# Building temporary accomodation?



## Lucky13

Hi.. I wonder if anyone can help me. We're thinking of buying land in the Algarve and (obviously) need to do it as cheap as possible. If we had lots of cash we'd buy built, finished, complete BUT we don't. Soooooo, can anyone tell me if it's possible to buy rural land, and build a 'cabin' style dwelling? Our next step will be a ruin but we are keen people with building experience and this is a route we'd quite like to take if it's allowed!

:disclaimer: nativity is not an excuse but I am blonde and simply looking for advice - please forgive what might be deemed as a silly question but I have lots more so bear with me. 

Obrigado

Em


----------



## Lucky13

I know that a lot put motor homes or static caravans you see.. But what about wooden structures? 

Someone.. Anyone?


----------



## Janina k

*Reply*



Lucky13 said:


> I know that a lot put motor homes or static caravans you see.. But what about wooden structures?
> 
> Someone.. Anyone?


Hello Em

We have a motor home and have four trips a year in Portugal we have now found an area that we both like.

We bumped into a guy in Serpins one day and over coffee he told use about his story of building a Timberframe house just outside of Serpins. He told Fred and I all that he had done to get his place in the sun. His nickname is Agedhippy so it was easy to find some links for his story on Google. 

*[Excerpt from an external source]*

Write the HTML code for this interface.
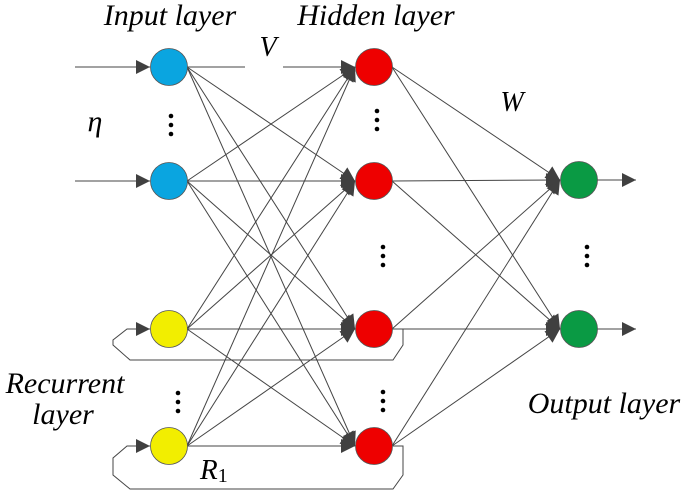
<!DOCTYPE html>
<html><head><style>body{margin:0;background:#fff}svg{display:block}text{font-family:"Liberation Serif","DejaVu Serif","Times New Roman",serif;font-style:italic;fill:#000}</style></head><body>
<svg width="685" height="495" viewBox="0 0 685 495" xmlns="http://www.w3.org/2000/svg">
<defs>
<marker id="b" viewBox="0 0 10 10" refX="10" refY="5" markerWidth="18" markerHeight="14" orient="auto" markerUnits="userSpaceOnUse"><path d="M0,0L10,5L0,10z" fill="#404040"/></marker></defs>
<g stroke="#444" stroke-width="1" fill="none">
<line x1="75" y1="67" x2="150" y2="67" marker-end="url(#b)"/>
<line x1="75" y1="181" x2="150" y2="181" marker-end="url(#b)"/>
<path d="M393,329H403V345L393,360H130L113,345V340L127,329H150" marker-end="url(#b)"/>
<path d="M393,446H403V475L393,489H130L113,475V458L127,446H150" marker-end="url(#b)"/>
<line x1="187" y1="67" x2="245" y2="67"/>
<g marker-end="url(#b)">
<line x1="283" y1="67" x2="355" y2="67"/>
<line x1="187" y1="67" x2="355" y2="181"/><line x1="187" y1="67" x2="355" y2="329"/><line x1="187" y1="67" x2="355" y2="446"/>
<line x1="187" y1="181" x2="355" y2="67"/><line x1="187" y1="181" x2="355" y2="181"/><line x1="187" y1="181" x2="355" y2="329"/><line x1="187" y1="181" x2="355" y2="446"/>
<line x1="187" y1="329" x2="355" y2="67"/><line x1="187" y1="329" x2="355" y2="181"/><line x1="187" y1="329" x2="355" y2="329"/><line x1="187" y1="329" x2="355" y2="446"/>
<line x1="187" y1="446" x2="355" y2="67"/><line x1="187" y1="446" x2="355" y2="181"/><line x1="187" y1="446" x2="355" y2="329"/><line x1="187" y1="446" x2="355" y2="446"/>
<line x1="392" y1="67" x2="560" y2="180"/><line x1="392" y1="67" x2="560" y2="329"/>
<line x1="392" y1="181" x2="560" y2="180"/><line x1="392" y1="181" x2="560" y2="329"/>
<line x1="392" y1="329" x2="560" y2="180"/><line x1="392" y1="329" x2="560" y2="329"/>
<line x1="392" y1="446" x2="560" y2="180"/><line x1="392" y1="446" x2="560" y2="329"/>
<line x1="597" y1="180" x2="636" y2="180"/><line x1="597" y1="329" x2="636" y2="329"/>
</g></g>
<g stroke="#555" stroke-width="0.8">
<circle cx="169" cy="67" r="18.5" fill="#0aa5e0"/><circle cx="169" cy="181" r="18.5" fill="#0aa5e0"/>
<circle cx="169" cy="329" r="18.5" fill="#f2ee00"/><circle cx="169" cy="446" r="18.5" fill="#f2ee00"/>
<circle cx="374" cy="67" r="18.5" fill="#ee0000"/><circle cx="374" cy="181" r="18.5" fill="#ee0000"/><circle cx="374" cy="329" r="18.5" fill="#ee0000"/><circle cx="374" cy="446" r="18.5" fill="#ee0000"/>
<circle cx="579" cy="180" r="18.5" fill="#0a9a44"/><circle cx="579" cy="329" r="18.5" fill="#0a9a44"/>
</g>
<g fill="#000">
<circle cx="171" cy="116" r="2.3"/><circle cx="171" cy="125" r="2.3"/><circle cx="171" cy="134" r="2.3"/>
<circle cx="178" cy="393" r="2.3"/><circle cx="178" cy="402" r="2.3"/><circle cx="178" cy="411" r="2.3"/>
<circle cx="377" cy="111" r="2.3"/><circle cx="377" cy="120" r="2.3"/><circle cx="377" cy="129" r="2.3"/>
<circle cx="383" cy="247" r="2.3"/><circle cx="383" cy="256" r="2.3"/><circle cx="383" cy="265" r="2.3"/>
<circle cx="383" cy="392" r="2.3"/><circle cx="383" cy="401" r="2.3"/><circle cx="383" cy="410" r="2.3"/>
<circle cx="587" cy="247" r="2.3"/><circle cx="587" cy="256" r="2.3"/><circle cx="587" cy="265" r="2.3"/>
</g>
<text x="170" y="25" font-size="30" text-anchor="middle">Input layer</text>
<text x="376" y="25" font-size="30" text-anchor="middle">Hidden layer</text>
<text x="268" y="56" font-size="28" text-anchor="middle">V</text>
<text x="512" y="111" font-size="28" text-anchor="middle">W</text>
<text x="95" y="131" font-size="30" text-anchor="middle">η</text>
<text x="65" y="393" font-size="30" text-anchor="middle">Recurrent</text>
<text x="63" y="424" font-size="30" text-anchor="middle">layer</text>
<text x="604" y="413" font-size="30" text-anchor="middle">Output layer</text>
<text x="200" y="479" font-size="29">R<tspan font-size="20" font-style="normal" dy="3">1</tspan></text>
</svg>
</body></html>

I hope that the links to his story will be of help to you and your quest to to build your place in the sun. Fred is trying to convince me to look again at a timberframe house like Dave. We would need a special plot of land to get me to agree to a timber frame house. 

Krystyna

Timber Engineering Europe - News

http://www.expatforum.com/expats/po...s-living-portugal/94008-buying-land-only.html


----------



## Lucky13

Thank you so much for taking the time to reply - I really appreciate it and shall look at your links. 
We've just returned again after looking at more land, it's difficult to know what to do but it's all in the planning and research right?!

Thanks again x


----------



## canoeman

Lucky13 said:


> Hi.. I wonder if anyone can help me. We're thinking of buying land in the Algarve and (obviously) need to do it as cheap as possible. If we had lots of cash we'd buy built, finished, complete BUT we don't. Soooooo, can anyone tell me if it's possible to buy rural land, and build a 'cabin' style dwelling? Our next step will be a ruin but we are keen people with building experience and this is a route we'd quite like to take if it's allowed!
> 
> :disclaimer: nativity is not an excuse but I am blonde and simply looking for advice - please forgive what might be deemed as a silly question but I have lots more so bear with me.
> 
> Obrigado
> 
> Em


This has been covered many times, you can't build on Rural land and are *very very* unlikley to get reguired permissions, could you put up a cabin style dwelling No.
Land should be designated Urban and or fall within Camra's PDM plans (permitted building areas), to be certain you can build and that will always carry a premium.
You need to research "ruins" and who can legally do work.
A "ruin" would reguire a project and planning permission, if this is granted then it can work only be done by a Licensed Builder.
You could however do a Renovation of a building that didn't reguire a project or planning permission, but might need a licence to replace roof.

Aged Hippy that Janina k refers too, has build that house, but is it legal no, and should not be taken as a possible way to circumvent planning regulations. It meets none of the requirements of a "Temporary Structure"

The Algarve is must stricter on enforcing regulations than anywhere else, so if land is described as Rural, but you can put a Caravan, yurt, cabin etc be extremely wary.


----------



## Lucky13

I'm sorry if this topic has already been covered, I'm über new here and just thought it might be a good place to ask.
We have looked at ruins, obviously the price goes up somewhat but we have pretty much concluded this is the route forward for us. 

I've read the links which are very interesting and I appreciate the time taken to post them. 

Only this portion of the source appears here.